__REQUEST__
Leave out the pictures and repeat exactly the lines between the one containing "Convert this chart to D3.js code." and the one containing "(0.64-1.46)', '1.54 (1.29-1.79)'];", inclusive.

•••••

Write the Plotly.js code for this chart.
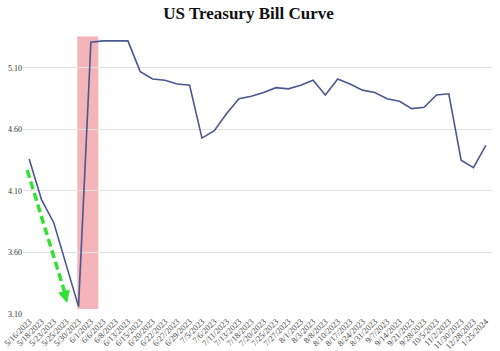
<!DOCTYPE html>
<html>
<head>
<meta charset="utf-8">
<script src="https://cdn.plot.ly/plotly-3.0.1.min.js"></script>
<style>html,body{margin:0;padding:0;background:#fff;}#chart{width:500px;height:351px;}</style>
</head>
<body>
<div id="chart"></div>
<script>
const dates = ["5/16/2023","5/18/2023","5/23/2023","5/25/2023","5/30/2023","6/1/2023","6/6/2023","6/8/2023","6/13/2023","6/15/2023","6/20/2023","6/22/2023","6/27/2023","6/29/2023","7/5/2023","7/6/2023","7/11/2023","7/13/2023","7/18/2023","7/20/2023","7/25/2023","7/27/2023","8/1/2023","8/3/2023","8/8/2023","8/10/2023","8/17/2023","8/24/2023","8/31/2023","9/7/2023","9/14/2023","9/21/2023","9/28/2023","10/5/2023","11/2/2023","11/30/2023","12/28/2023","1/25/2024"];
const yields = [4.36,4.03,3.84,3.50,3.16,5.31,5.32,5.32,5.32,5.07,5.01,5.00,4.97,4.96,4.53,4.59,4.73,4.85,4.87,4.90,4.94,4.93,4.96,5.00,4.88,5.01,4.97,4.92,4.90,4.85,4.83,4.77,4.78,4.88,4.89,4.35,4.29,4.47];
const yTicks = [3.10,3.60,4.10,4.60,5.10];
const yTickText = ["3.10","3.60","4.10","4.60","5.10"];

const trace = {
  x: dates, y: yields, type: 'scatter', mode: 'lines',
  line: {color: '#4a5890', width: 1.6},
  hoverinfo: 'x+y'
};

const layout = {
  width: 500, height: 351,
  margin: {l: 23, r: 8, t: 36, b: 37},
  paper_bgcolor: '#ffffff', plot_bgcolor: '#ffffff',
  showlegend: false,
  title: {text: '<b>US Treasury Bill Curve</b>', x: 0.497, xanchor: 'center', y: 0.962, yanchor: 'middle',
          font: {family: 'Liberation Serif, serif', size: 17, color: '#111'}},
  xaxis: {
    type: 'category', range: [-0.5, dates.length - 0.5],
    tickangle: -45, showgrid: false, zeroline: false, showline: false,
    ticks: '', tickfont: {family: 'Liberation Serif, serif', size: 8.5, color: '#444'},
    automargin: false
  },
  yaxis: {
    range: [3.10, 5.36], tickvals: yTicks, ticktext: yTickText,
    showgrid: true, gridcolor: '#e2e2e2', gridwidth: 1, zeroline: false, showline: false,
    ticks: '', tickfont: {family: 'Liberation Serif, serif', size: 8, color: '#333'},
    automargin: false
  },
  shapes: [
    {type: 'rect', xref: 'x', yref: 'y', x0: 3.9, x1: 5.6, y0: 3.14, y1: 5.355,
     fillcolor: '#f5b4b9', line: {width: 0}, layer: 'below'},
    {type: 'line', xref: 'x', yref: 'y', x0: -0.16, y0: 4.27, x1: 2.9, y1: 3.27,
     line: {color: '#33e033', width: 3.5, dash: '8px,4px'}}
  ],
  annotations: [
    {xref: 'x', yref: 'y', x: 3.08, y: 3.19, text: '', showarrow: true,
     arrowhead: 2, arrowsize: 0.7, arrowwidth: 3.5, arrowcolor: '#33e033',
     ax: -3, ay: -11, axref: 'pixel', ayref: 'pixel'}
  ]
};

Plotly.newPlot('chart', [trace], layout, {displayModeBar: false, staticPlot: true});
</script>
</body>
</html>
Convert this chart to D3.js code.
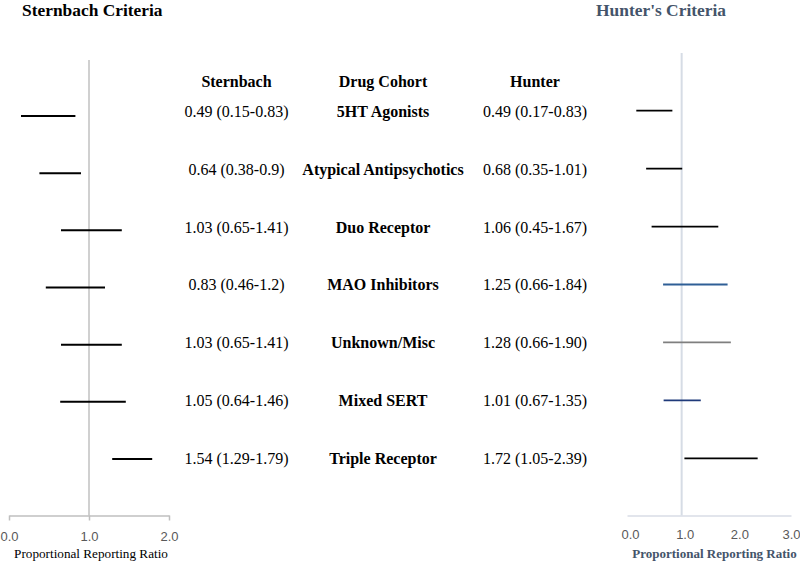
<!DOCTYPE html>
<html>
<head>
<meta charset="utf-8">
<script src="https://cdn.jsdelivr.net/npm/d3@7"></script>
<style>
  body { margin: 0; background: #fff; }
  svg { display: block; }
  text.serif { font-family: "Liberation Serif", "DejaVu Serif", "Times New Roman", serif; }
</style>
</head>
<body>
<div id="chart"></div>
<script>
  // drug cohorts, top to bottom
  var cohorts = ['5HT Agonists', 'Atypical Antipsychotics', 'Duo Receptor', 'MAO Inhibitors',
    'Unknown/Misc', 'Mixed SERT', 'Triple Receptor'];

  // Sternbach criteria PRR with 95% CI
  var sternPrr = [0.49, 0.64, 1.03, 0.83, 1.03, 1.05, 1.54];
  var sternLow = [0.15, 0.38, 0.65, 0.46, 0.65, 0.64, 1.29];
  var sternHigh = [0.83, 0.9, 1.41, 1.2, 1.41, 1.46, 1.79];
  var sternText = ['0.49 (0.15-0.83)', '0.64 (0.38-0.9)', '1.03 (0.65-1.41)', '0.83 (0.46-1.2)',
    '1.03 (0.65-1.41)', '1.05 (0.64-1.46)', '1.54 (1.29-1.79)'];

  // Hunter criteria PRR with 95% CI
  var hunterPrr = [0.49, 0.68, 1.06, 1.25, 1.28, 1.01, 1.72];
  var hunterLow = [0.17, 0.35, 0.45, 0.66, 0.66, 0.67, 1.05];
  var hunterHigh = [0.83, 1.01, 1.67, 1.84, 1.90, 1.35, 2.39];
  var hunterText = ['0.49 (0.17-0.83)', '0.68 (0.35-1.01)', '1.06 (0.45-1.67)', '1.25 (0.66-1.84)',
    '1.28 (0.66-1.90)', '1.01 (0.67-1.35)', '1.72 (1.05-2.39)'];
  var hunterColors = ['#000000', '#000000', '#000000', '#2f5f96', '#7f7f7f', '#1f3a7a', '#000000'];

  var sternTicks = [0, 1, 2];
  var hunterTicks = [0, 1, 2, 3];

  var width = 800, height = 563;
  var serif = '"Liberation Serif", "DejaVu Serif", "Times New Roman", serif';
  var svg = d3.select('#chart').append('svg')
    .attr('width', width)
    .attr('height', height);

  // scales
  var xStern = d3.scaleLinear().domain([0, 2]).range([9, 169]);
  var xHunter = d3.scaleLinear().domain([0, 3]).range([627, 791]);
  var yStern = d3.scalePoint().domain(cohorts).range([116, 459]);
  var yHunter = d3.scalePoint().domain(cohorts).range([110.7, 458.3]);
  var yText = d3.scalePoint().domain(cohorts).range([111.7, 458]);
  var axisY = 515.5;

  // titles
  svg.append('text')
    .attr('x', 22).attr('y', 16)
    .style('font-family', serif)
    .style('font-size', '17.4px').style('font-weight', 'bold')
    .text('Sternbach Criteria');

  svg.append('text')
    .attr('x', 726).attr('y', 16)
    .attr('text-anchor', 'end')
    .style('font-family', serif)
    .style('font-size', '17.4px').style('font-weight', 'bold')
    .style('fill', '#44546a')
    .text("Hunter's Criteria");

  // reference lines at PRR = 1
  svg.append('line')
    .attr('x1', xStern(1)).attr('x2', xStern(1))
    .attr('y1', 60).attr('y2', axisY)
    .style('stroke', '#c0c0c0').style('stroke-width', 1.5);

  svg.append('line')
    .attr('x1', xHunter(1)).attr('x2', xHunter(1))
    .attr('y1', 53).attr('y2', axisY)
    .style('stroke', '#d6dce5').style('stroke-width', 2);

  // left axis
  var gStern = svg.append('g')
    .attr('transform', 'translate(0,' + axisY + ')')
    .call(d3.axisBottom(xStern).tickValues(sternTicks).tickSize(5).tickSizeOuter(0)
      .tickFormat(d3.format('.1f')));
  gStern.select('.domain').style('stroke', '#bfbfbf').style('stroke-width', 1.5);
  gStern.selectAll('.tick line').style('stroke', '#bfbfbf').style('stroke-width', 1.5);
  gStern.selectAll('.tick text')
    .attr('dy', null).attr('y', 25)
    .style('font-family', '"Liberation Sans", Arial, sans-serif')
    .style('font-size', '13px').style('fill', '#595959');

  // right axis
  var gHunter = svg.append('g')
    .attr('transform', 'translate(0,' + axisY + ')')
    .call(d3.axisBottom(xHunter).tickValues(hunterTicks).tickSize(0).tickSizeOuter(0)
      .tickFormat(d3.format('.1f')));
  gHunter.select('.domain').style('stroke', '#d9dde6').style('stroke-width', 1.5);
  gHunter.selectAll('.tick text')
    .attr('dy', null).attr('y', 23)
    .attr('dx', function(d) { return d === 3 ? 0 : 3; })
    .style('font-family', '"Liberation Sans", Arial, sans-serif')
    .style('font-size', '13px').style('fill', '#595959');

  // axis titles
  svg.append('text')
    .attr('x', 91).attr('y', 557.5)
    .attr('text-anchor', 'middle')
    .style('font-family', serif)
    .style('font-size', '13.2px')
    .text('Proportional Reporting Ratio');

  svg.append('text')
    .attr('x', 714.5).attr('y', 557.5)
    .attr('text-anchor', 'middle')
    .style('font-family', serif)
    .style('font-size', '13px').style('font-weight', 'bold')
    .style('fill', '#44546a')
    .text('Proportional Reporting Ratio');

  // confidence interval lines
  svg.append('g').selectAll('line')
    .data(cohorts)
    .enter()
    .append('line')
    .attr('x1', function(d, i) { return xStern(sternLow[i]); })
    .attr('x2', function(d, i) { return xStern(sternHigh[i]); })
    .attr('y1', function(d) { return yStern(d); })
    .attr('y2', function(d) { return yStern(d); })
    .style('stroke', '#000').style('stroke-width', 2);

  svg.append('g').selectAll('line')
    .data(cohorts)
    .enter()
    .append('line')
    .attr('x1', function(d, i) { return xHunter(hunterLow[i]); })
    .attr('x2', function(d, i) { return xHunter(hunterHigh[i]); })
    .attr('y1', function(d) { return yHunter(d); })
    .attr('y2', function(d) { return yHunter(d); })
    .style('stroke', function(d, i) { return hunterColors[i]; })
    .style('stroke-width', 1.8);

  // table headers
  var headers = [['Sternbach', 236.5], ['Drug Cohort', 383], ['Hunter', 535]];
  svg.append('g').selectAll('text')
    .data(headers)
    .enter()
    .append('text')
    .attr('x', function(d) { return d[1]; })
    .attr('y', 87)
    .attr('text-anchor', 'middle')
    .style('font-family', serif)
    .style('font-size', '16px').style('font-weight', 'bold')
    .text(function(d) { return d[0]; });

  // table rows
  var rows = svg.append('g').selectAll('g')
    .data(cohorts)
    .enter()
    .append('g')
    .attr('transform', function(d) { return 'translate(0,' + (yText(d) + 5.5) + ')'; });

  rows.append('text')
    .attr('x', 236.5).attr('text-anchor', 'middle')
    .style('font-family', serif)
    .style('font-size', '16px')
    .text(function(d, i) { return sternText[i]; });

  rows.append('text')
    .attr('x', 383).attr('text-anchor', 'middle')
    .style('font-family', serif)
    .style('font-size', '16px').style('font-weight', 'bold')
    .text(function(d) { return d; });

  rows.append('text')
    .attr('x', 535).attr('text-anchor', 'middle')
    .style('font-family', serif)
    .style('font-size', '16px')
    .text(function(d, i) { return hunterText[i]; });
</script>
</body>
</html>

•••••

__RESPONSE TO THIS EXERCISE__
Convert this chart to D3.js code.
<!DOCTYPE html>
<html>
<head>
<meta charset="utf-8">
<script src="https://cdn.jsdelivr.net/npm/d3@7"></script>
<style>
  body { margin: 0; background: #fff; }
  svg { display: block; }
  text.serif { font-family: "Liberation Serif", "DejaVu Serif", "Times New Roman", serif; }
</style>
</head>
<body>
<div id="chart"></div>
<script>
  // drug cohorts, top to bottom
  var cohorts = ['5HT Agonists', 'Atypical Antipsychotics', 'Duo Receptor', 'MAO Inhibitors',
    'Unknown/Misc', 'Mixed SERT', 'Triple Receptor'];

  // Sternbach criteria PRR with 95% CI
  var sternPrr = [0.49, 0.64, 1.03, 0.83, 1.03, 1.05, 1.54];
  var sternLow = [0.15, 0.38, 0.65, 0.46, 0.65, 0.64, 1.29];
  var sternHigh = [0.83, 0.9, 1.41, 1.2, 1.41, 1.46, 1.79];
  var sternText = ['0.49 (0.15-0.83)', '0.64 (0.38-0.9)', '1.03 (0.65-1.41)', '0.83 (0.46-1.2)',
    '1.03 (0.65-1.41)', '1.05 (0.64-1.46)', '1.54 (1.29-1.79)'];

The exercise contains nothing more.